═════ Dataset section ═════
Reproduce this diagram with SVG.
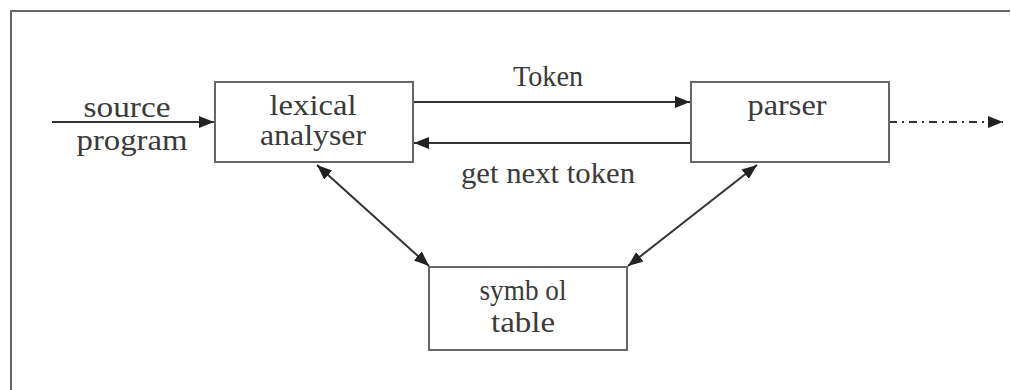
<svg xmlns="http://www.w3.org/2000/svg" width="1011" height="390" viewBox="0 0 1011 390">
<style>
.box{fill:#fff;stroke:#666;stroke-width:2}
.ln{stroke:#333;stroke-width:2;fill:none}
.t{font-family:"Liberation Serif",serif;font-size:29px;fill:#3a3a3a;text-anchor:middle}
.frame{stroke:#666;stroke-width:2;fill:none}
</style>
<defs>
<marker id="ah" viewBox="0 0 15 12" refX="15" refY="6" markerWidth="15" markerHeight="12" markerUnits="userSpaceOnUse" orient="auto-start-reverse">
<path d="M0,0 L15,6 L0,12 Z" fill="#222"/>
</marker>
</defs>
<rect width="1011" height="390" fill="#fff"/>
<path class="frame" d="M11,390 V11 H1010"/>
<g id="connectors">
<line class="ln" x1="52" y1="122" x2="214" y2="122" marker-end="url(#ah)"/>
<line class="ln" x1="413" y1="102" x2="690" y2="102" marker-end="url(#ah)"/>
<line class="ln" x1="691" y1="143" x2="414" y2="143" marker-end="url(#ah)"/>
<line class="ln" x1="889" y1="122" x2="1003" y2="122" stroke-dasharray="8 5 2 5" marker-end="url(#ah)"/>
<line class="ln" x1="317" y1="165" x2="429" y2="266" marker-start="url(#ah)" marker-end="url(#ah)"/>
<line class="ln" x1="757" y1="165" x2="628" y2="266" marker-start="url(#ah)" marker-end="url(#ah)"/>
<text class="t" x="548" y="86" textLength="70" lengthAdjust="spacingAndGlyphs">Token</text>
<text class="t" x="548" y="183" textLength="174" lengthAdjust="spacingAndGlyphs">get next token</text>
<text class="t" x="127" y="117" textLength="87" lengthAdjust="spacingAndGlyphs">source</text>
<text class="t" x="132" y="150" textLength="111" lengthAdjust="spacingAndGlyphs">program</text>
</g>
<g id="lexical">
<rect class="box" x="215" y="82" width="198" height="80"/>
<text class="t" x="313" y="115" textLength="87" lengthAdjust="spacingAndGlyphs">lexical</text>
<text class="t" x="313" y="145" textLength="106" lengthAdjust="spacingAndGlyphs">analyser</text>
</g>
<g id="parser">
<rect class="box" x="691" y="82" width="198" height="80"/>
<text class="t" x="787" y="115" textLength="79" lengthAdjust="spacingAndGlyphs">parser</text>
</g>
<g id="symbol">
<rect class="box" x="429" y="267" width="198" height="83"/>
<text class="t" x="523" y="300" textLength="87" lengthAdjust="spacingAndGlyphs">symb ol</text>
<text class="t" x="523" y="332" textLength="64" lengthAdjust="spacingAndGlyphs">table</text>
</g>
</svg>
═════
- Short problem
Repeat all the data as it stands, dropping any images it holds.

- Expected answer
Reproduce this diagram with SVG.
<svg xmlns="http://www.w3.org/2000/svg" width="1011" height="390" viewBox="0 0 1011 390">
<style>
.box{fill:#fff;stroke:#666;stroke-width:2}
.ln{stroke:#333;stroke-width:2;fill:none}
.t{font-family:"Liberation Serif",serif;font-size:29px;fill:#3a3a3a;text-anchor:middle}
.frame{stroke:#666;stroke-width:2;fill:none}
</style>
<defs>
<marker id="ah" viewBox="0 0 15 12" refX="15" refY="6" markerWidth="15" markerHeight="12" markerUnits="userSpaceOnUse" orient="auto-start-reverse">
<path d="M0,0 L15,6 L0,12 Z" fill="#222"/>
</marker>
</defs>
<rect width="1011" height="390" fill="#fff"/>
<path class="frame" d="M11,390 V11 H1010"/>
<g id="connectors">
<line class="ln" x1="52" y1="122" x2="214" y2="122" marker-end="url(#ah)"/>
<line class="ln" x1="413" y1="102" x2="690" y2="102" marker-end="url(#ah)"/>
<line class="ln" x1="691" y1="143" x2="414" y2="143" marker-end="url(#ah)"/>
<line class="ln" x1="889" y1="122" x2="1003" y2="122" stroke-dasharray="8 5 2 5" marker-end="url(#ah)"/>
<line class="ln" x1="317" y1="165" x2="429" y2="266" marker-start="url(#ah)" marker-end="url(#ah)"/>
<line class="ln" x1="757" y1="165" x2="628" y2="266" marker-start="url(#ah)" marker-end="url(#ah)"/>
<text class="t" x="548" y="86" textLength="70" lengthAdjust="spacingAndGlyphs">Token</text>
<text class="t" x="548" y="183" textLength="174" lengthAdjust="spacingAndGlyphs">get next token</text>
<text class="t" x="127" y="117" textLength="87" lengthAdjust="spacingAndGlyphs">source</text>
<text class="t" x="132" y="150" textLength="111" lengthAdjust="spacingAndGlyphs">program</text>
</g>
<g id="lexical">
<rect class="box" x="215" y="82" width="198" height="80"/>
<text class="t" x="313" y="115" textLength="87" lengthAdjust="spacingAndGlyphs">lexical</text>
<text class="t" x="313" y="145" textLength="106" lengthAdjust="spacingAndGlyphs">analyser</text>
</g>
<g id="parser">
<rect class="box" x="691" y="82" width="198" height="80"/>
<text class="t" x="787" y="115" textLength="79" lengthAdjust="spacingAndGlyphs">parser</text>
</g>
<g id="symbol">
<rect class="box" x="429" y="267" width="198" height="83"/>
<text class="t" x="523" y="300" textLength="87" lengthAdjust="spacingAndGlyphs">symb ol</text>
<text class="t" x="523" y="332" textLength="64" lengthAdjust="spacingAndGlyphs">table</text>
</g>
</svg>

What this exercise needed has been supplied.